In 2019, a scientific report by the Crowther Lab concluded that planting trees is possibly the cheapest and most effective way to fight climate change. Beyond that, trees have incredible benefits for both our environment and its inhabitants.
We have two solutions to fight climate change: we can either reduce greenhouse gas emissions or we can capture CO2 already released into the atmosphere. For many years the focus has been on lowering emissions. Today the scientific consensus is that this is unfortunately not enough. That’s why carbon capture (and in particular reforestation) is part of the solutions considered essential by the COP21 Paris agreement to keep global temperature rise below 1.5ºC above pre-industrial levels.
Trees absorb CO2 by storing the C (Carbon) and ejecting O2 (Oxygen).
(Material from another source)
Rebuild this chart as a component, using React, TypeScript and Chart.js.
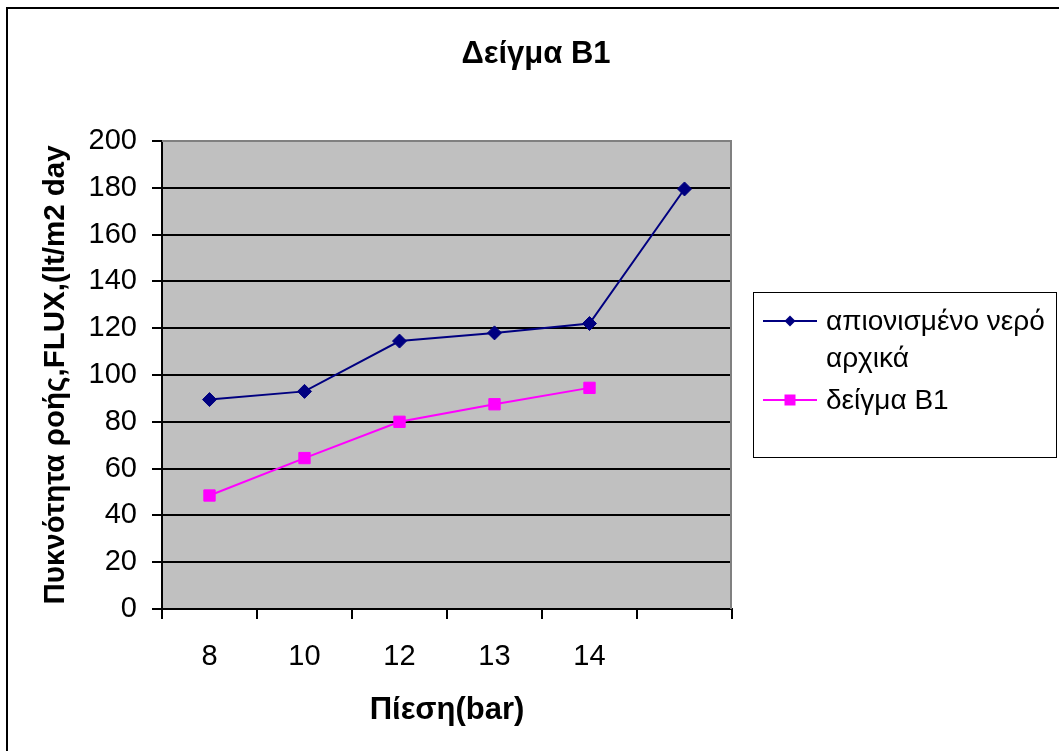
import React, { useEffect, useRef } from 'react';
import { Chart, registerables } from 'chart.js';

Chart.register(...registerables);

// Chart text
const chartTitle = 'Δείγμα B1';
const xAxisTitle = 'Πίεση(bar)';
const yAxisTitle = 'Πυκνότητα ροής,FLUX,(lt/m2 day';

// Pressure categories (last category carries no label)
const pressures = ['8', '10', '12', '13', '14', ''];

// Flux values per series
const deionizedWater = [89.5, 93, 114.5, 118, 122, 179.5];
const sampleB1 = [48.5, 64.5, 80, 87.5, 94.5, null];
const seriesNames = ['απιονισμένο νερό αρχικά', 'δείγμα B1'];

// Value axis range
const yMin = 0;
const yMax = 200;
const yStep = 20;

const FONT = "'Liberation Sans', Arial, Helvetica, sans-serif";
const NAVY = '#000080';
const MAGENTA = '#FF00FF';
const PLOT_BG = '#C0C0C0';
const PLOT_EDGE = '#808080';

function wrapText(ctx: CanvasRenderingContext2D, text: string, maxWidth: number): string[] {
  const words = text.split(' ');
  const lines: string[] = [];
  let line = '';
  for (const w of words) {
    const test = line ? line + ' ' + w : w;
    if (line && ctx.measureText(test).width > maxWidth) {
      lines.push(line);
      line = w;
    } else {
      line = test;
    }
  }
  if (line) lines.push(line);
  return lines;
}

const backgroundPlugin = {
  id: 'plotBackground',
  beforeDraw(chart: any) {
    const { ctx, chartArea: a, width, height } = chart;
    ctx.save();
    ctx.fillStyle = '#FFFFFF';
    ctx.fillRect(0, 0, width, height);
    ctx.fillStyle = PLOT_BG;
    ctx.fillRect(a.left, a.top, a.right - a.left, a.bottom - a.top);
    ctx.restore();
  },
  beforeDatasetsDraw(chart: any) {
    const { ctx, chartArea: a } = chart;
    ctx.save();
    ctx.strokeStyle = PLOT_EDGE;
    ctx.lineWidth = 2;
    ctx.beginPath();
    ctx.moveTo(a.left, a.top);
    ctx.lineTo(a.right - 1, a.top);
    ctx.lineTo(a.right - 1, a.bottom);
    ctx.stroke();
    ctx.restore();
  },
};

const decorPlugin = {
  id: 'decor',
  afterDraw(chart: any) {
    const { ctx, width, height } = chart;
    ctx.save();

    // outer frame
    ctx.strokeStyle = '#000';
    ctx.lineWidth = 2;
    ctx.beginPath();
    ctx.moveTo(7, height);
    ctx.lineTo(7, 8);
    ctx.lineTo(width, 8);
    ctx.stroke();

    // title
    ctx.fillStyle = '#000';
    ctx.font = `bold 31px ${FONT}`;
    ctx.textAlign = 'center';
    ctx.textBaseline = 'alphabetic';
    ctx.fillText(chartTitle, 536, 63);

    // legend
    const box = { left: 753, top: 292, right: 1056, bottom: 457 };
    ctx.lineWidth = 1;
    ctx.strokeStyle = '#000';
    ctx.strokeRect(box.left + 0.5, box.top + 0.5, box.right - box.left, box.bottom - box.top);

    ctx.font = `28px ${FONT}`;
    ctx.textAlign = 'left';
    const lineX1 = 763;
    const lineX2 = 817;
    const textX = 826;
    const lineGap = 37;
    let y = 321;
    chart.data.datasets.forEach((ds: any) => {
      ctx.strokeStyle = ds.borderColor;
      ctx.lineWidth = 2;
      ctx.beginPath();
      ctx.moveTo(lineX1, y);
      ctx.lineTo(lineX2, y);
      ctx.stroke();
      ctx.fillStyle = ds.backgroundColor;
      const cx = (lineX1 + lineX2) / 2;
      ctx.beginPath();
      if (ds.pointStyle === 'rectRot') {
        const r = 5.5;
        ctx.moveTo(cx - r, y);
        ctx.lineTo(cx, y - r);
        ctx.lineTo(cx + r, y);
        ctx.lineTo(cx, y + r);
        ctx.closePath();
      } else {
        const h = 5.5;
        ctx.rect(cx - h, y - h, 2 * h, 2 * h);
      }
      ctx.fill();
      ctx.fillStyle = '#000';
      const lines = wrapText(ctx, ds.label, box.right - textX - 3);
      lines.forEach((ln, i) => ctx.fillText(ln, textX, y + 8.5 + i * lineGap));
      y += lines.length * lineGap + 5;
    });

    ctx.restore();
  },
};

export default function App() {
  const canvasRef = useRef<HTMLCanvasElement>(null);

  useEffect(() => {
    const canvas = canvasRef.current;
    if (!canvas) return;
    const chart = new Chart(canvas, {
      type: 'line',
      data: {
        labels: pressures,
        datasets: [
          {
            label: seriesNames[0],
            data: deionizedWater,
            borderColor: NAVY,
            backgroundColor: NAVY,
            borderWidth: 2,
            pointStyle: 'rectRot',
            pointRadius: 7,
            pointBorderWidth: 1,
            tension: 0,
          },
          {
            label: seriesNames[1],
            data: sampleB1,
            borderColor: MAGENTA,
            backgroundColor: MAGENTA,
            borderWidth: 2,
            pointStyle: 'rect',
            pointRadius: 8,
            pointBorderWidth: 1,
            tension: 0,
          },
        ],
      },
      options: {
        responsive: false,
        animation: false,
        events: [],
        layout: { padding: { top: 141, right: 327, bottom: 0, left: 0 } },
        plugins: {
          legend: { display: false },
          title: { display: false },
          tooltip: { enabled: false },
        },
        scales: {
          x: {
            offset: true,
            grid: {
              offset: true,
              drawOnChartArea: false,
              drawTicks: true,
              tickLength: 10,
              tickColor: '#000',
              lineWidth: 2,
            },
            border: { display: true, color: '#000', width: 2 },
            ticks: {
              color: '#000',
              font: { family: FONT, size: 29 },
              padding: 21,
              maxRotation: 0,
              autoSkip: false,
            },
            title: {
              display: true,
              text: xAxisTitle,
              color: '#000',
              font: { family: FONT, size: 31, weight: 'bold' },
              padding: { top: 0, bottom: 22 },
            },
            afterFit: (s: any) => {
              s.height = 142;
            },
          },
          y: {
            min: yMin,
            max: yMax,
            ticks: {
              stepSize: yStep,
              color: '#000',
              font: { family: FONT, size: 29 },
              padding: 15,
            },
            grid: {
              color: (c: any) => (c.tick && c.tick.value === yMax ? PLOT_EDGE : '#000'),
              lineWidth: 2,
              tickLength: 10,
              tickColor: '#000',
            },
            border: { display: true, color: '#000', width: 2 },
            title: {
              display: true,
              text: yAxisTitle,
              color: '#000',
              font: { family: FONT, size: 29.5, weight: 'bold' },
              padding: { top: 38, bottom: 0 },
            },
            afterFit: (s: any) => {
              s.width = 162;
            },
          },
        },
      },
      plugins: [backgroundPlugin, decorPlugin],
    });
    return () => chart.destroy();
  }, []);

  return (
    <div style={{ position: 'fixed', left: 0, top: 0, width: 1059, height: 751, background: '#fff' }}>
      <canvas ref={canvasRef} width={1059} height={751} />
    </div>
  );
}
Other carbon capture solutions are being developed, but reforestation is by far the most efficient and affordable solution and probably over 100 times cheaper than the next best solution.
Another extraordinary difference is the quantity of other amazing benefits of planting trees. Trees serve as habitats for millions of species, bring revenue to local populations, help us get food, fodder, and medicine, clean our air from toxins, purify our rivers and water resources, and much more. Plus, they are natural.
But today we are losing trees every year because of deforestation. Approximately 17% of climate change is caused by our loss of trees, an impact on global greenhouse gas emissions even greater than the entire transport sector. So we cannot pretend to fight climate change without solving deforestation.
Therefore, planting trees is essential for our planet, simply because trees address some of the most threatening issues our generation is facing: pollution, species extinction, climate change, desertification, deforestation, floods, poverty, malnutrition, and even deadly viruses. For many of these problems, planting trees is a critical part of the solution.
At Tree-Nation we are committed to planting 1 trillion trees by 2050
We consider the 1 trillion trees milestone to be sufficient to put a full stop to the continuous worldwide loss of trees, basically solving deforestation, while also allowing the capture of at least 250 billion tons of already emitted CO2 particles from the atmosphere.